Nurse Kediemetse wrote the prescription and then asked another consultant at the clinic, to sign it as Dr Brown was with another patient.

Dr Raj told the court he did not question the dosage as he believed the treatment plan had already been discussed with Dr Brown.

In a statement read to the court, Dr Brown said the double dosage was due to a ‘miscommunication’ between herself Dr Raj and Nurse Kediemetse.

She told the court that in hindsight she should have waited until the end of clinic to deal with the prescription and that at the time she was ‘distracted’ by blood cancer patients vulnerable to Covid-19.

Coroner Walsh said: “I find it wholly unsatisfactory people in charge of an anticoagulation clinic have a different or no recollection of something that led to the death of a patient.

“At present there is no clear evidence of how this happened. I am obviously disturbed I can’t get to the truth and extremely concerned by the conflict in the evidence given by witnesses.”

On August 12, Alison went to the Early Pregnancy Assessment Unit at Wythenshawe Hospital with fears she was miscarrying.

It is still unknown whether Alison was suffering a miscarriage at the time.

She attended the Early Pregnancy Assessment Unit again on August 19 and was given enoxaparin at the correct dose but was then discharged with a letter saying she should continue to take 18,000 units of dalteparin twice daily.

Four days later on August 23, she went to A&E with a severe headache with her daughter Katie who told the court that her mum was so sensitive to light at the time she was wearing sunglasses inside. She also said her mum was vomiting.

Alison was discharged with a migraine diagnosis.

Her headache continued and on August 26, she attended A&E at Salford Royal Hospital and a CT scan showed she had an extensive haemorrhage.

She deteriorated quickly and sadly passed away at 6.30am on August 27.

Consultant neuropathologist Dr Daniel Plessis said the cause of death was a spontaneous intracerebral haemorrhage and that Alison’s previous stroke and new stroke combined with an excessive blood-thinning treatment played a part in the development of the bleed on the brain.

Alison’s endocarditis, which necessitated a heart valve treatment, was a contributary factor but not the primary cause of death.

Dr Daniel Plessis said it was likely the bleed on the brain started when she initially complained of a headache.

The Manchester University NHS Foundation Trust, which was responsible for Alison’s care, accepted there was a prescription error and that this error should have been identified.

Had it been, Alison would most likely have survived. The Trust has expressed its condolences to Alison’s family.

Coroner Walsh said: “I have never had an admission like this one in 25 years."

He did not, however, issue a prevention of future deaths report saying that action was and is being taken to address the “number of concerns” he had in relation to the trust.

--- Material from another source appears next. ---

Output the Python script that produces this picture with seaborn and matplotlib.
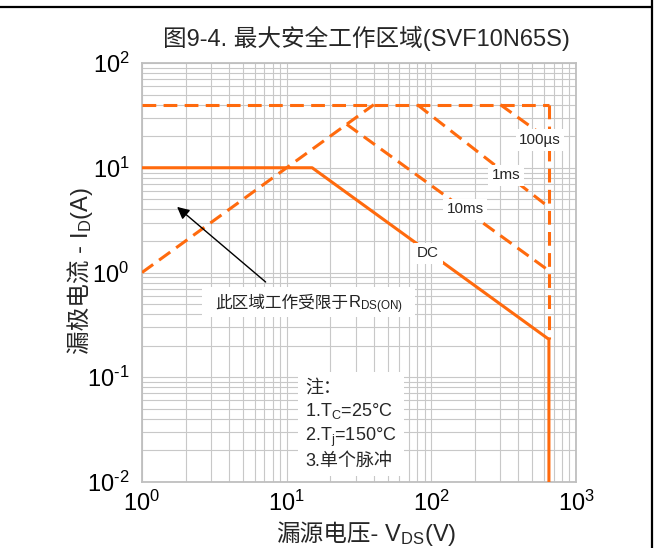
import matplotlib
matplotlib.use('Agg')
import matplotlib.pyplot as plt
from matplotlib.lines import Line2D
from matplotlib.patches import Rectangle
import seaborn as sns
import pandas as pd

# safe operating area curves (V_DS in V, I_D in A)
rds_v = [1, 40]
rds_i = [1, 40]
idm_v = [1, 650]
idm_i = [40, 40]
ms10_v = [26, 650]
ms10_i = [26, 1.04]
ms1_v = [80, 650]
ms1_i = [40, 4.2]
us100_v = [300, 650]
us100_i = [40, 18.5]
bv_v = [650, 650]
bv_i = [40, 0.23]
dc_v = [1, 15, 650, 650]
dc_i = [10, 10, 0.23, 0.01]

x_ticks = [1, 10, 100, 1000]
x_tick_labels = ['10$^{0}$', '10$^{1}$', '10$^{2}$', '10$^{3}$']
y_ticks = [0.01, 0.1, 1, 10, 100]
y_tick_labels = ['10$^{\\text{-}2}$', '10$^{\\text{-}1}$', '10$^{0}$', '10$^{1}$', '10$^{2}$']

curve_labels = ['100µs', '1ms', '10ms', 'DC']
label_v = [563, 328, 171, 95]
label_i = [18.4, 8.5, 4.0, 1.53]

sns.set_theme(style='white')
plt.rcParams['font.family'] = ['Liberation Sans', 'Noto Sans CJK SC']
plt.rcParams['mathtext.fontset'] = 'custom'
plt.rcParams['mathtext.rm'] = 'Liberation Sans'
plt.rcParams['mathtext.it'] = 'Liberation Sans:italic'
plt.rcParams['mathtext.bf'] = 'Liberation Sans:bold'

orange = '#FF6A0D'
dashed = (0, (4.5, 2.4))
W, H = 654, 548


def px(x, y):
    return x / W, 1 - y / H


def two_part_text(fig, pos, plain, math, size, rotation=0, **kw):
    # mathtext cannot fall back to the CJK font, so the Chinese part is drawn
    # as plain text and the part with subscripts right after it on the same baseline
    x, y = px(*pos)
    fig.text(x, y, plain, fontsize=size, ha='right', va='baseline',
             rotation=rotation, rotation_mode='anchor', **kw)
    fig.text(x, y, math, fontsize=size, ha='left', va='baseline',
             rotation=rotation, rotation_mode='anchor', **kw)


fig = plt.figure(figsize=(6.54, 5.48), dpi=100)
ax = fig.add_axes([142 / W, 1 - 482 / H, 434 / W, 419 / H])

pulse_lines = [(rds_v, rds_i), (idm_v, idm_i), (ms10_v, ms10_i),
               (ms1_v, ms1_i), (us100_v, us100_i), (bv_v, bv_i)]
for v, i in pulse_lines:
    df = pd.DataFrame({'V': v, 'I': i})
    sns.lineplot(data=df, x='V', y='I', ax=ax, color=orange, lw=2.2,
                 linestyle=dashed, sort=False, estimator=None, zorder=3)

dc = pd.DataFrame({'V': dc_v, 'I': dc_i})
sns.lineplot(data=dc, x='V', y='I', ax=ax, color=orange, lw=2.2,
             sort=False, estimator=None, zorder=3)

ax.set_xscale('log')
ax.set_yscale('log')
ax.set_xlim(1, 1000)
ax.set_ylim(0.01, 100)
ax.set_xticks(x_ticks)
ax.set_xticklabels(x_tick_labels)
ax.set_yticks(y_ticks)
ax.set_yticklabels(y_tick_labels)
ax.tick_params(axis='both', which='both', length=0, labelsize=17, colors='black')
ax.tick_params(axis='x', pad=6)
ax.tick_params(axis='y', pad=9)
ax.grid(True, which='both', color='#C8C8C8', lw=0.8)
for s in ax.spines.values():
    s.set_color('#BFBFBF')
    s.set_linewidth(1.3)
ax.set_xlabel('')
ax.set_ylabel('')

two_part_text(fig, (378, 541), '漏源电压-', ' V$_\\mathregular{DS}$(V)', 17)
two_part_text(fig, (88, 245), '漏极电流 -', ' I$_\\mathregular{D}$(A)', 17, rotation=90)

box = dict(facecolor='white', edgecolor='none', pad=2.5)
for txt, v, i in zip(curve_labels, label_v, label_i):
    ax.text(v, i, txt, fontsize=11, ha='center', va='center', bbox=box, zorder=4)

ax.annotate('', xy=(1.69, 4.4), xytext=(7.4, 0.78),
            arrowprops=dict(arrowstyle='-|>', color='black', lw=1.0,
                            mutation_scale=18), zorder=4)
ax.add_patch(Rectangle(((202 - 142) / 434, 1 - (317 - 63) / 419), 213 / 434, 30 / 419,
                       transform=ax.transAxes, facecolor='white', edgecolor='none',
                       zorder=4))
two_part_text(fig, (348, 308), '此区域工作受限于', 'R$_\\mathregular{DS(ON)}$', 12,
              color='#222222', zorder=5)

ax.text(0.376, 0.245,
        '注：\n1.T$_\\mathregular{C}$=25°C\n2.T$_\\mathregular{j}$=150°C\n3.单个脉冲',
        transform=ax.transAxes, fontsize=13, ha='left', va='top',
        linespacing=1.3, bbox=dict(facecolor='white', edgecolor='none', pad=5),
        zorder=4)

fig.text(*px(366, 38), '图9-4. 最大安全工作区域(SVF10N65S)',
         fontsize=17, ha='center', va='center')

# page frame pieces visible in the datasheet crop
fig.add_artist(Line2D([0, 652 / W], [1 - 6.5 / H] * 2,
                      transform=fig.transFigure, color='black', lw=1.6))
fig.add_artist(Line2D([652 / W] * 2, [0, 1],
                      transform=fig.transFigure, color='black', lw=1.6))

fig.savefig('out.png', dpi=100)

Coroner Walsh did express his disbelief that the incorrect prescription, which should have been a ‘shining beacon’, ‘passed through so many hands’ and that multiple opportunities to rectify the dose were missed.

Alison’s sister Maria said: “Nothing is going to bring Alison back. We have found the cause of death and moving forward things have to change.”

Dr Simon Watt, the lead consultant at Wythenshawe Hospital, led a full review into the treatment and care Alison received at the trust.

Within the trust nurses no longer write prescriptions and now have one hour a day scheduled to discuss patients with doctors with all conversations documented.

All conversations between staff regarding patients are now documented.

Price Slater Gawne solicitor Sophie Fox, who is assisting the family with the inquest and subsequent legal investigation, said: “Alison was a much loved and irreplaceable member of her family.

“This is a tragic case where the death of a young woman should have been avoided.

"We are pleased that the trust has admitted responsibility and hope the inquest provides the family with the answers they seek.

"It is important the trust takes appropriate action to ensure that this mistake never happens again.”

The coroner recorded a narrative conclusion to the inquest.